+++ DATA BLOCK

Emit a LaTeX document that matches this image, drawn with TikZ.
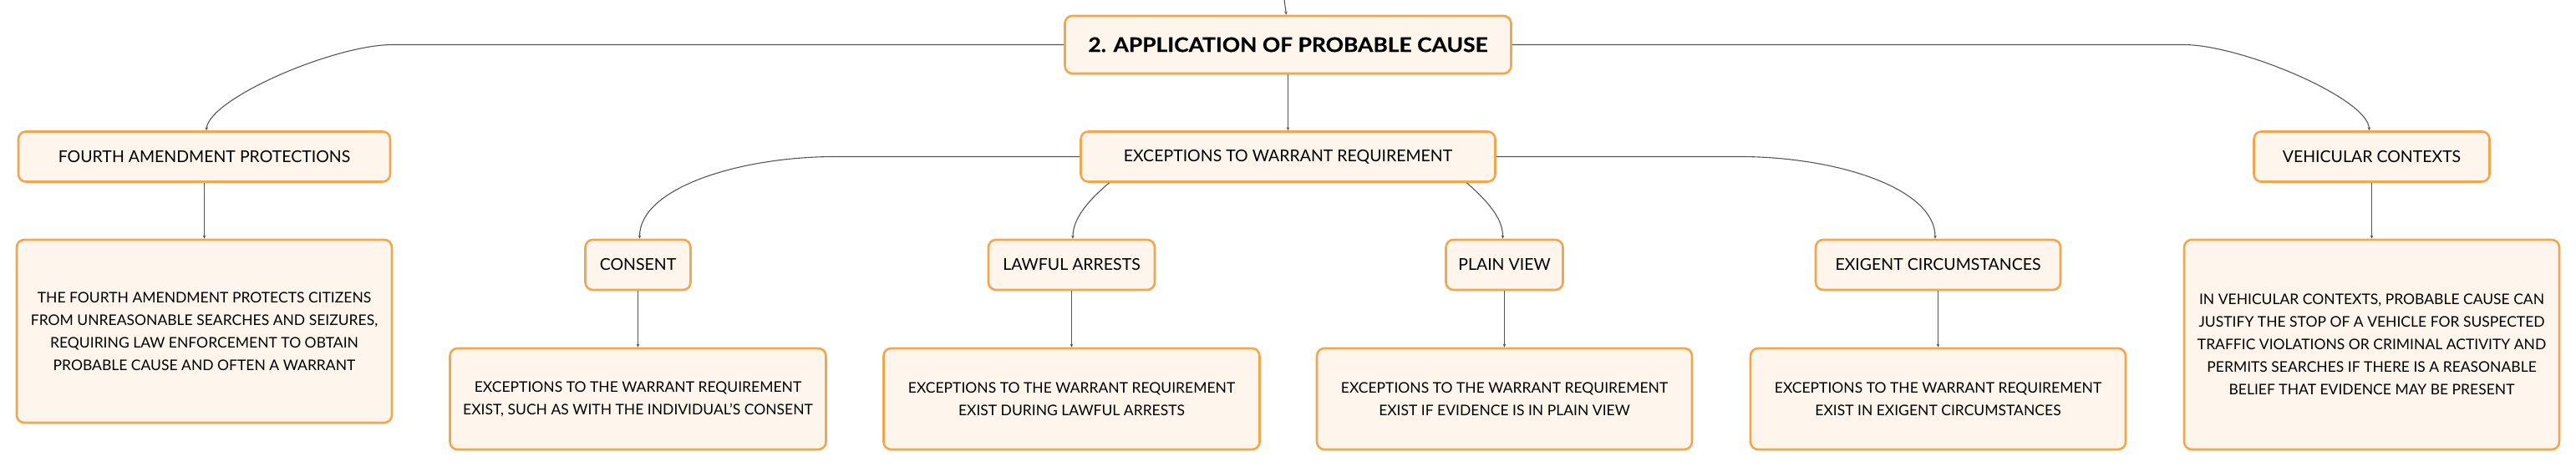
\documentclass[tikz,border=0pt]{standalone}
\usepackage{fontspec}
\setmainfont{Lato}
\usetikzlibrary{arrows.meta,calc}
\definecolor{boxfill}{HTML}{FEF5EC}
\definecolor{boxline}{HTML}{F4A64F}
\definecolor{linkc}{HTML}{555555}
\tikzset{
  mmbox/.style={draw=boxline, line width=2.6pt, fill=boxfill, rounded corners=9pt,
    inner sep=0pt, align=center, text=black},
  rootbox/.style={mmbox, font=\fontsize{24}{28}\selectfont\bfseries\addfontfeature{FakeStretch=1.1,FakeBold=0.6}},
  topicbox/.style={mmbox, font=\fontsize{19.5}{24}\selectfont},
  descbox/.style={mmbox, font=\fontsize{17.5}{27}\selectfont},
  link/.style={draw=linkc, line width=1.1pt, -{Stealth[length=4pt,width=3.5pt]}}
}
\begin{document}
\begin{tikzpicture}[x=1pt,y=-1pt]
\useasboundingbox (0,0) rectangle (3083,559);
% nodes
\node[rootbox, minimum width=534, minimum height=69] (root) at (1541.5,53.5) {2. APPLICATION OF PROBABLE CAUSE};
\node[topicbox, minimum width=496, minimum height=60] (exc) at (1541.5,187.5) {EXCEPTIONS TO WARRANT REQUIREMENT};
\node[topicbox, minimum width=445, minimum height=60] (fourth) at (244.5,187.5) {FOURTH AMENDMENT PROTECTIONS};
\node[descbox, minimum width=449, minimum height=219] (fourthd) at (244.5,396.5) {THE FOURTH AMENDMENT PROTECTS CITIZENS\\FROM UNREASONABLE SEARCHES AND SEIZURES,\\REQUIRING LAW ENFORCEMENT TO OBTAIN\\PROBABLE CAUSE AND OFTEN A WARRANT};
\node[topicbox, minimum width=282, minimum height=60] (veh) at (2838.5,187.5) {VEHICULAR CONTEXTS};
\node[descbox, minimum width=449, minimum height=251] (vehd) at (2838.5,412.5) {IN VEHICULAR CONTEXTS, PROBABLE CAUSE CAN\\JUSTIFY THE STOP OF A VEHICLE FOR SUSPECTED\\TRAFFIC VIOLATIONS OR CRIMINAL ACTIVITY AND\\PERMITS SEARCHES IF THERE IS A REASONABLE\\BELIEF THAT EVIDENCE MAY BE PRESENT};
\node[topicbox, minimum width=126, minimum height=60] (consent) at (763.5,317) {CONSENT};
\node[descbox, minimum width=450, minimum height=121] (consentd) at (763.5,477.5) {EXCEPTIONS TO THE WARRANT REQUIREMENT\\EXIST, SUCH AS WITH THE INDIVIDUAL'S CONSENT};
\node[topicbox, minimum width=199, minimum height=60] (lawful) at (1282.5,317) {LAWFUL ARRESTS};
\node[descbox, minimum width=450, minimum height=121] (lawfuld) at (1282.5,477.5) {EXCEPTIONS TO THE WARRANT REQUIREMENT\\EXIST DURING LAWFUL ARRESTS};
\node[topicbox, minimum width=140, minimum height=60] (plain) at (1800.5,317) {PLAIN VIEW};
\node[descbox, minimum width=449, minimum height=121] (plaind) at (1800.5,477.5) {EXCEPTIONS TO THE WARRANT REQUIREMENT\\EXIST IF EVIDENCE IS IN PLAIN VIEW};
\node[topicbox, minimum width=293, minimum height=60] (exig) at (2319.5,317) {EXIGENT CIRCUMSTANCES};
\node[descbox, minimum width=449, minimum height=121] (exigd) at (2319.5,477.5) {EXCEPTIONS TO THE WARRANT REQUIREMENT\\EXIST IN EXIGENT CIRCUMSTANCES};
\coordinate (topin) at (1537,0);
% connectors
\draw[link] (topin) -- ([xshift=-2pt]root.north);
\draw[link] (root.south) -- (exc.north);
\draw[link] (root.west) -- (470,53.5) .. controls (400,53.5) and (250,118) .. ([xshift=2.5pt]fourth.north);
\draw[link] (root.east) -- (2613,53.5) .. controls (2683,53.5) and (2834,118) .. ([xshift=-3pt]veh.north);
\draw[link] (fourth.south) -- (fourthd.north);
\draw[link] (veh.south) -- (vehd.north);
\draw[link] (exc.west) -- (1000,187.5) .. controls (885,187.5) and (765,225) .. ([xshift=2pt]consent.north);
\draw[link] ([xshift=-214pt]exc.south) .. controls (1305,238) and (1284,260) .. ([xshift=1.5pt]lawful.north);
\draw[link] ([xshift=214pt]exc.south) .. controls (1777,238) and (1799,260) .. ([xshift=-2pt]plain.north);
\draw[link] (exc.east) -- (2082,187.5) .. controls (2197,187.5) and (2316,225) .. ([xshift=-3.5pt]exig.north);
\draw[link] (consent.south) -- (consentd.north);
\draw[link] (lawful.south) -- (lawfuld.north);
\draw[link] (plain.south) -- (plaind.north);
\draw[link] (exig.south) -- (exigd.north);
\end{tikzpicture}
\end{document}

++++++

Pictures are excluded; output everything else in the data verbatim.

## CORRECT ANSWER
Emit a LaTeX document that matches this image, drawn with TikZ.
\documentclass[tikz,border=0pt]{standalone}
\usepackage{fontspec}
\setmainfont{Lato}
\usetikzlibrary{arrows.meta,calc}
\definecolor{boxfill}{HTML}{FEF5EC}
\definecolor{boxline}{HTML}{F4A64F}
\definecolor{linkc}{HTML}{555555}
\tikzset{
  mmbox/.style={draw=boxline, line width=2.6pt, fill=boxfill, rounded corners=9pt,
    inner sep=0pt, align=center, text=black},
  rootbox/.style={mmbox, font=\fontsize{24}{28}\selectfont\bfseries\addfontfeature{FakeStretch=1.1,FakeBold=0.6}},
  topicbox/.style={mmbox, font=\fontsize{19.5}{24}\selectfont},
  descbox/.style={mmbox, font=\fontsize{17.5}{27}\selectfont},
  link/.style={draw=linkc, line width=1.1pt, -{Stealth[length=4pt,width=3.5pt]}}
}
\begin{document}
\begin{tikzpicture}[x=1pt,y=-1pt]
\useasboundingbox (0,0) rectangle (3083,559);
% nodes
\node[rootbox, minimum width=534, minimum height=69] (root) at (1541.5,53.5) {2. APPLICATION OF PROBABLE CAUSE};
\node[topicbox, minimum width=496, minimum height=60] (exc) at (1541.5,187.5) {EXCEPTIONS TO WARRANT REQUIREMENT};
\node[topicbox, minimum width=445, minimum height=60] (fourth) at (244.5,187.5) {FOURTH AMENDMENT PROTECTIONS};
\node[descbox, minimum width=449, minimum height=219] (fourthd) at (244.5,396.5) {THE FOURTH AMENDMENT PROTECTS CITIZENS\\FROM UNREASONABLE SEARCHES AND SEIZURES,\\REQUIRING LAW ENFORCEMENT TO OBTAIN\\PROBABLE CAUSE AND OFTEN A WARRANT};
\node[topicbox, minimum width=282, minimum height=60] (veh) at (2838.5,187.5) {VEHICULAR CONTEXTS};
\node[descbox, minimum width=449, minimum height=251] (vehd) at (2838.5,412.5) {IN VEHICULAR CONTEXTS, PROBABLE CAUSE CAN\\JUSTIFY THE STOP OF A VEHICLE FOR SUSPECTED\\TRAFFIC VIOLATIONS OR CRIMINAL ACTIVITY AND\\PERMITS SEARCHES IF THERE IS A REASONABLE\\BELIEF THAT EVIDENCE MAY BE PRESENT};
\node[topicbox, minimum width=126, minimum height=60] (consent) at (763.5,317) {CONSENT};
\node[descbox, minimum width=450, minimum height=121] (consentd) at (763.5,477.5) {EXCEPTIONS TO THE WARRANT REQUIREMENT\\EXIST, SUCH AS WITH THE INDIVIDUAL'S CONSENT};
\node[topicbox, minimum width=199, minimum height=60] (lawful) at (1282.5,317) {LAWFUL ARRESTS};
\node[descbox, minimum width=450, minimum height=121] (lawfuld) at (1282.5,477.5) {EXCEPTIONS TO THE WARRANT REQUIREMENT\\EXIST DURING LAWFUL ARRESTS};
\node[topicbox, minimum width=140, minimum height=60] (plain) at (1800.5,317) {PLAIN VIEW};
\node[descbox, minimum width=449, minimum height=121] (plaind) at (1800.5,477.5) {EXCEPTIONS TO THE WARRANT REQUIREMENT\\EXIST IF EVIDENCE IS IN PLAIN VIEW};
\node[topicbox, minimum width=293, minimum height=60] (exig) at (2319.5,317) {EXIGENT CIRCUMSTANCES};
\node[descbox, minimum width=449, minimum height=121] (exigd) at (2319.5,477.5) {EXCEPTIONS TO THE WARRANT REQUIREMENT\\EXIST IN EXIGENT CIRCUMSTANCES};
\coordinate (topin) at (1537,0);
% connectors
\draw[link] (topin) -- ([xshift=-2pt]root.north);
\draw[link] (root.south) -- (exc.north);
\draw[link] (root.west) -- (470,53.5) .. controls (400,53.5) and (250,118) .. ([xshift=2.5pt]fourth.north);
\draw[link] (root.east) -- (2613,53.5) .. controls (2683,53.5) and (2834,118) .. ([xshift=-3pt]veh.north);
\draw[link] (fourth.south) -- (fourthd.north);
\draw[link] (veh.south) -- (vehd.north);
\draw[link] (exc.west) -- (1000,187.5) .. controls (885,187.5) and (765,225) .. ([xshift=2pt]consent.north);
\draw[link] ([xshift=-214pt]exc.south) .. controls (1305,238) and (1284,260) .. ([xshift=1.5pt]lawful.north);
\draw[link] ([xshift=214pt]exc.south) .. controls (1777,238) and (1799,260) .. ([xshift=-2pt]plain.north);
\draw[link] (exc.east) -- (2082,187.5) .. controls (2197,187.5) and (2316,225) .. ([xshift=-3.5pt]exig.north);
\draw[link] (consent.south) -- (consentd.north);
\draw[link] (lawful.south) -- (lawfuld.north);
\draw[link] (plain.south) -- (plaind.north);
\draw[link] (exig.south) -- (exigd.north);
\end{tikzpicture}
\end{document}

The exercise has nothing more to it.